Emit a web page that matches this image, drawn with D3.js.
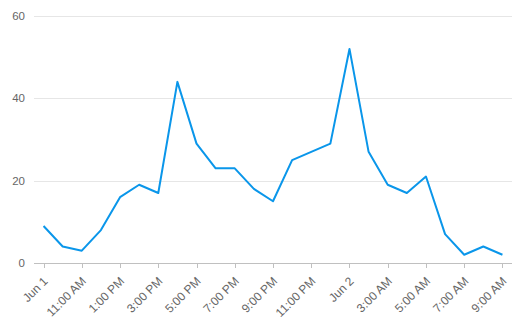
<!DOCTYPE html>
<html>
<head>
<meta charset="utf-8">
<script src="https://cdn.jsdelivr.net/npm/d3@7"></script>
<style>
  body { margin: 0; background: #fff; }
  text { font-family: "Liberation Sans", Arial, sans-serif; font-size: 12px; fill: #666; }
  .ylab { font-size: 11.5px; }
</style>
</head>
<body>
<svg id="chart" width="521" height="331"></svg>
<script>
// hourly values, Jun 1 first point through 9:00 AM next day
var values = [9, 4, 3, 8, 16, 19, 17, 44, 29, 23, 23, 18, 15, 25, 27, 29, 52, 27, 19, 17, 21, 7, 2, 4, 2];
var tickLabels = ["Jun 1", "11:00 AM", "1:00 PM", "3:00 PM", "5:00 PM", "7:00 PM", "9:00 PM",
                  "11:00 PM", "Jun 2", "3:00 AM", "5:00 AM", "7:00 AM", "9:00 AM"];
var yTicks = [0, 20, 40, 60];

var svg = d3.select("#chart");
var plotLeft = 34, plotRight = 512, plotTop = 16, plotBottom = 263;

var x = d3.scaleLinear().domain([-0.5, values.length - 0.5]).range([plotLeft, plotRight]);
var y = d3.scaleLinear().domain([0, 60]).range([plotBottom, plotTop]);

// grid lines
svg.append("g")
    .selectAll("line")
    .data(yTicks.filter(d => d > 0))
    .enter()
    .append("line")
    .attr("x1", plotLeft).attr("x2", plotRight)
    .attr("y1", d => Math.round(y(d)) + 0.5).attr("y2", d => Math.round(y(d)) + 0.5)
    .attr("stroke", "#e6e6e6");

// y labels
svg.append("g")
    .selectAll("text")
    .data(yTicks)
    .enter()
    .append("text")
    .attr("class", "ylab")
    .attr("x", 25)
    .attr("y", d => y(d))
    .attr("dy", "0.35em")
    .attr("text-anchor", "end")
    .text(d => d);

// x axis line + ticks
svg.append("line")
    .attr("x1", plotLeft).attr("x2", plotRight)
    .attr("y1", plotBottom + 0.5).attr("y2", plotBottom + 0.5)
    .attr("stroke", "#c0c0c0");

var tickIdx = tickLabels.map((d, i) => i * 2);

svg.append("g")
    .selectAll("line")
    .data(tickIdx)
    .enter()
    .append("line")
    .attr("x1", d => Math.round(x(d)) + 0.5).attr("x2", d => Math.round(x(d)) + 0.5)
    .attr("y1", plotBottom).attr("y2", plotBottom + 5)
    .attr("stroke", "#c0c0c0");

svg.append("g")
    .selectAll("text")
    .data(tickIdx)
    .enter()
    .append("text")
    .attr("text-anchor", "end")
    .attr("transform", d => "translate(" + (x(d) + 5) + "," + (plotBottom + 19) + ") rotate(-45)")
    .text((d, i) => tickLabels[i]);

// the line
var line = d3.line()
    .x((d, i) => x(i))
    .y(d => y(d));

svg.append("path")
    .datum(values)
    .attr("d", line)
    .attr("fill", "none")
    .attr("stroke", "#0a96ea")
    .attr("stroke-width", 2)
    .attr("stroke-linejoin", "round");
</script>
</body>
</html>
☆ ☆ ☆ ☆ ☆
▶ WRITTEN REQUEST
Starting at the top of the listing above, please restate word for word each line up to and including the one that holds "i) => tickLabels[i]);", omitting every image.

▶ RESULT OF THE EXERCISE
Emit a web page that matches this image, drawn with D3.js.
<!DOCTYPE html>
<html>
<head>
<meta charset="utf-8">
<script src="https://cdn.jsdelivr.net/npm/d3@7"></script>
<style>
  body { margin: 0; background: #fff; }
  text { font-family: "Liberation Sans", Arial, sans-serif; font-size: 12px; fill: #666; }
  .ylab { font-size: 11.5px; }
</style>
</head>
<body>
<svg id="chart" width="521" height="331"></svg>
<script>
// hourly values, Jun 1 first point through 9:00 AM next day
var values = [9, 4, 3, 8, 16, 19, 17, 44, 29, 23, 23, 18, 15, 25, 27, 29, 52, 27, 19, 17, 21, 7, 2, 4, 2];
var tickLabels = ["Jun 1", "11:00 AM", "1:00 PM", "3:00 PM", "5:00 PM", "7:00 PM", "9:00 PM",
                  "11:00 PM", "Jun 2", "3:00 AM", "5:00 AM", "7:00 AM", "9:00 AM"];
var yTicks = [0, 20, 40, 60];

var svg = d3.select("#chart");
var plotLeft = 34, plotRight = 512, plotTop = 16, plotBottom = 263;

var x = d3.scaleLinear().domain([-0.5, values.length - 0.5]).range([plotLeft, plotRight]);
var y = d3.scaleLinear().domain([0, 60]).range([plotBottom, plotTop]);

// grid lines
svg.append("g")
    .selectAll("line")
    .data(yTicks.filter(d => d > 0))
    .enter()
    .append("line")
    .attr("x1", plotLeft).attr("x2", plotRight)
    .attr("y1", d => Math.round(y(d)) + 0.5).attr("y2", d => Math.round(y(d)) + 0.5)
    .attr("stroke", "#e6e6e6");

// y labels
svg.append("g")
    .selectAll("text")
    .data(yTicks)
    .enter()
    .append("text")
    .attr("class", "ylab")
    .attr("x", 25)
    .attr("y", d => y(d))
    .attr("dy", "0.35em")
    .attr("text-anchor", "end")
    .text(d => d);

// x axis line + ticks
svg.append("line")
    .attr("x1", plotLeft).attr("x2", plotRight)
    .attr("y1", plotBottom + 0.5).attr("y2", plotBottom + 0.5)
    .attr("stroke", "#c0c0c0");

var tickIdx = tickLabels.map((d, i) => i * 2);

svg.append("g")
    .selectAll("line")
    .data(tickIdx)
    .enter()
    .append("line")
    .attr("x1", d => Math.round(x(d)) + 0.5).attr("x2", d => Math.round(x(d)) + 0.5)
    .attr("y1", plotBottom).attr("y2", plotBottom + 5)
    .attr("stroke", "#c0c0c0");

svg.append("g")
    .selectAll("text")
    .data(tickIdx)
    .enter()
    .append("text")
    .attr("text-anchor", "end")
    .attr("transform", d => "translate(" + (x(d) + 5) + "," + (plotBottom + 19) + ") rotate(-45)")
    .text((d, i) => tickLabels[i]);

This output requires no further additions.